Do this:
Your task is to reproduce the material exactly.

Data:

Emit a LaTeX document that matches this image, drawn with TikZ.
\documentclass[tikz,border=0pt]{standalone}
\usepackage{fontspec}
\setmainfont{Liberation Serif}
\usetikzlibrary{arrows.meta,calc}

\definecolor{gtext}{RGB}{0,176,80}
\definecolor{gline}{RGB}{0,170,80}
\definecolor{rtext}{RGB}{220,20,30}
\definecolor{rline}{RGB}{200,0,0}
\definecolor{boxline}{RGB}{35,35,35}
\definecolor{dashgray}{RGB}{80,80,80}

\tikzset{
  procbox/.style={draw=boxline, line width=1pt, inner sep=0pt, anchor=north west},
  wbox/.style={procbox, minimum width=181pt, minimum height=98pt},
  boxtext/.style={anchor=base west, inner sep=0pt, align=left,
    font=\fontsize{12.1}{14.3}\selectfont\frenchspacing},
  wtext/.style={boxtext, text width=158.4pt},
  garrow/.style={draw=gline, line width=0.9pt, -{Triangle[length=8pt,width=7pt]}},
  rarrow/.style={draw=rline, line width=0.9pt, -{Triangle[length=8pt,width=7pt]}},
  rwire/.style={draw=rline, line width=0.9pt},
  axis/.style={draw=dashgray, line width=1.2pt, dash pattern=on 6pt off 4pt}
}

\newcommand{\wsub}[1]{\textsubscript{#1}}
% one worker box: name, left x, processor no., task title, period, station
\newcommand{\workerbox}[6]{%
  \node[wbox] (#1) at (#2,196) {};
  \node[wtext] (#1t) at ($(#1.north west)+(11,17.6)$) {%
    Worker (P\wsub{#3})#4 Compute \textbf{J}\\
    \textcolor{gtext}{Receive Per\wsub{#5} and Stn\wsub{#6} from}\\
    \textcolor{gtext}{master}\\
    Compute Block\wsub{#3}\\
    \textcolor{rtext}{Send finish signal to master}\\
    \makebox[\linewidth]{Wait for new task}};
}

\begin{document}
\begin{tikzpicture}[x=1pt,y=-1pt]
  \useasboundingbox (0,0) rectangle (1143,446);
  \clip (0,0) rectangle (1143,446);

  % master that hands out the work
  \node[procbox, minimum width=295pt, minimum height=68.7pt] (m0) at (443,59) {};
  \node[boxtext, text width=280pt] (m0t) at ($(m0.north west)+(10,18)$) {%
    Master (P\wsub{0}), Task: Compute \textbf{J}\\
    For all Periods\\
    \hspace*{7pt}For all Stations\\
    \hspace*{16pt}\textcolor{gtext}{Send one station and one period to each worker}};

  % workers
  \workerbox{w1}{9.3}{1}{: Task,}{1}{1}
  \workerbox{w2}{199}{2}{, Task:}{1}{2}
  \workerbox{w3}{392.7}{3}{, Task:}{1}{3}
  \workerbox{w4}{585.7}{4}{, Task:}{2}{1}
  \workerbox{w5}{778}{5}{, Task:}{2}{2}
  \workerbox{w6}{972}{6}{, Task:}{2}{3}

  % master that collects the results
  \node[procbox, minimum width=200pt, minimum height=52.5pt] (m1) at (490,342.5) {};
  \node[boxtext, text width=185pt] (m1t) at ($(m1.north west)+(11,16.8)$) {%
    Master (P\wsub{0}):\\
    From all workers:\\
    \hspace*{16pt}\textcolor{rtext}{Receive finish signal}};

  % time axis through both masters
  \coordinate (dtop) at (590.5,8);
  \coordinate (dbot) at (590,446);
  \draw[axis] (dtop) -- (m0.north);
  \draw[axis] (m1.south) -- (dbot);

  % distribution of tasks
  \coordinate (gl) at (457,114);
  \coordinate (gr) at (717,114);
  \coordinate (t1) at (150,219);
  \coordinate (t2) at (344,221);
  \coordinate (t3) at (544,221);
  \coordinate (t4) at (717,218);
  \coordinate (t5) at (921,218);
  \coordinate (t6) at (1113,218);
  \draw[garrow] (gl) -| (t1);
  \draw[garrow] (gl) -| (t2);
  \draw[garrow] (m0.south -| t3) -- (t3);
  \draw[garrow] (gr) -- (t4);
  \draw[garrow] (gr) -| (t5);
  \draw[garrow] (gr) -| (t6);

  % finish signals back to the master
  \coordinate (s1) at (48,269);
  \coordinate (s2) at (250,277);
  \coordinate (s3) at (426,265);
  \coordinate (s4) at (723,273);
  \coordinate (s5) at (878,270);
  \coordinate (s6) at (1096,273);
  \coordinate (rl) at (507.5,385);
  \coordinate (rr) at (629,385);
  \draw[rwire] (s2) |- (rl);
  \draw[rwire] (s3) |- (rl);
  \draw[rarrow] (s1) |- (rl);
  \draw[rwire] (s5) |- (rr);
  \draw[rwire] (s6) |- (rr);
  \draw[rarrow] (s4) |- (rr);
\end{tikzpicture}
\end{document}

Written solution:
Emit a LaTeX document that matches this image, drawn with TikZ.
\documentclass[tikz,border=0pt]{standalone}
\usepackage{fontspec}
\setmainfont{Liberation Serif}
\usetikzlibrary{arrows.meta,calc}

\definecolor{gtext}{RGB}{0,176,80}
\definecolor{gline}{RGB}{0,170,80}
\definecolor{rtext}{RGB}{220,20,30}
\definecolor{rline}{RGB}{200,0,0}
\definecolor{boxline}{RGB}{35,35,35}
\definecolor{dashgray}{RGB}{80,80,80}

\tikzset{
  procbox/.style={draw=boxline, line width=1pt, inner sep=0pt, anchor=north west},
  wbox/.style={procbox, minimum width=181pt, minimum height=98pt},
  boxtext/.style={anchor=base west, inner sep=0pt, align=left,
    font=\fontsize{12.1}{14.3}\selectfont\frenchspacing},
  wtext/.style={boxtext, text width=158.4pt},
  garrow/.style={draw=gline, line width=0.9pt, -{Triangle[length=8pt,width=7pt]}},
  rarrow/.style={draw=rline, line width=0.9pt, -{Triangle[length=8pt,width=7pt]}},
  rwire/.style={draw=rline, line width=0.9pt},
  axis/.style={draw=dashgray, line width=1.2pt, dash pattern=on 6pt off 4pt}
}

\newcommand{\wsub}[1]{\textsubscript{#1}}
% one worker box: name, left x, processor no., task title, period, station
\newcommand{\workerbox}[6]{%
  \node[wbox] (#1) at (#2,196) {};
  \node[wtext] (#1t) at ($(#1.north west)+(11,17.6)$) {%
    Worker (P\wsub{#3})#4 Compute \textbf{J}\\
    \textcolor{gtext}{Receive Per\wsub{#5} and Stn\wsub{#6} from}\\
    \textcolor{gtext}{master}\\
    Compute Block\wsub{#3}\\
    \textcolor{rtext}{Send finish signal to master}\\
    \makebox[\linewidth]{Wait for new task}};
}

\begin{document}
\begin{tikzpicture}[x=1pt,y=-1pt]
  \useasboundingbox (0,0) rectangle (1143,446);
  \clip (0,0) rectangle (1143,446);

  % master that hands out the work
  \node[procbox, minimum width=295pt, minimum height=68.7pt] (m0) at (443,59) {};
  \node[boxtext, text width=280pt] (m0t) at ($(m0.north west)+(10,18)$) {%
    Master (P\wsub{0}), Task: Compute \textbf{J}\\
    For all Periods\\
    \hspace*{7pt}For all Stations\\
    \hspace*{16pt}\textcolor{gtext}{Send one station and one period to each worker}};

  % workers
  \workerbox{w1}{9.3}{1}{: Task,}{1}{1}
  \workerbox{w2}{199}{2}{, Task:}{1}{2}
  \workerbox{w3}{392.7}{3}{, Task:}{1}{3}
  \workerbox{w4}{585.7}{4}{, Task:}{2}{1}
  \workerbox{w5}{778}{5}{, Task:}{2}{2}
  \workerbox{w6}{972}{6}{, Task:}{2}{3}

  % master that collects the results
  \node[procbox, minimum width=200pt, minimum height=52.5pt] (m1) at (490,342.5) {};
  \node[boxtext, text width=185pt] (m1t) at ($(m1.north west)+(11,16.8)$) {%
    Master (P\wsub{0}):\\
    From all workers:\\
    \hspace*{16pt}\textcolor{rtext}{Receive finish signal}};

  % time axis through both masters
  \coordinate (dtop) at (590.5,8);
  \coordinate (dbot) at (590,446);
  \draw[axis] (dtop) -- (m0.north);
  \draw[axis] (m1.south) -- (dbot);

  % distribution of tasks
  \coordinate (gl) at (457,114);
  \coordinate (gr) at (717,114);
  \coordinate (t1) at (150,219);
  \coordinate (t2) at (344,221);
  \coordinate (t3) at (544,221);
  \coordinate (t4) at (717,218);
  \coordinate (t5) at (921,218);
  \coordinate (t6) at (1113,218);
  \draw[garrow] (gl) -| (t1);
  \draw[garrow] (gl) -| (t2);
  \draw[garrow] (m0.south -| t3) -- (t3);
  \draw[garrow] (gr) -- (t4);
  \draw[garrow] (gr) -| (t5);
  \draw[garrow] (gr) -| (t6);

  % finish signals back to the master
  \coordinate (s1) at (48,269);
  \coordinate (s2) at (250,277);
  \coordinate (s3) at (426,265);
  \coordinate (s4) at (723,273);
  \coordinate (s5) at (878,270);
  \coordinate (s6) at (1096,273);
  \coordinate (rl) at (507.5,385);
  \coordinate (rr) at (629,385);
  \draw[rwire] (s2) |- (rl);
  \draw[rwire] (s3) |- (rl);
  \draw[rarrow] (s1) |- (rl);
  \draw[rwire] (s5) |- (rr);
  \draw[rwire] (s6) |- (rr);
  \draw[rarrow] (s4) |- (rr);
\end{tikzpicture}
\end{document}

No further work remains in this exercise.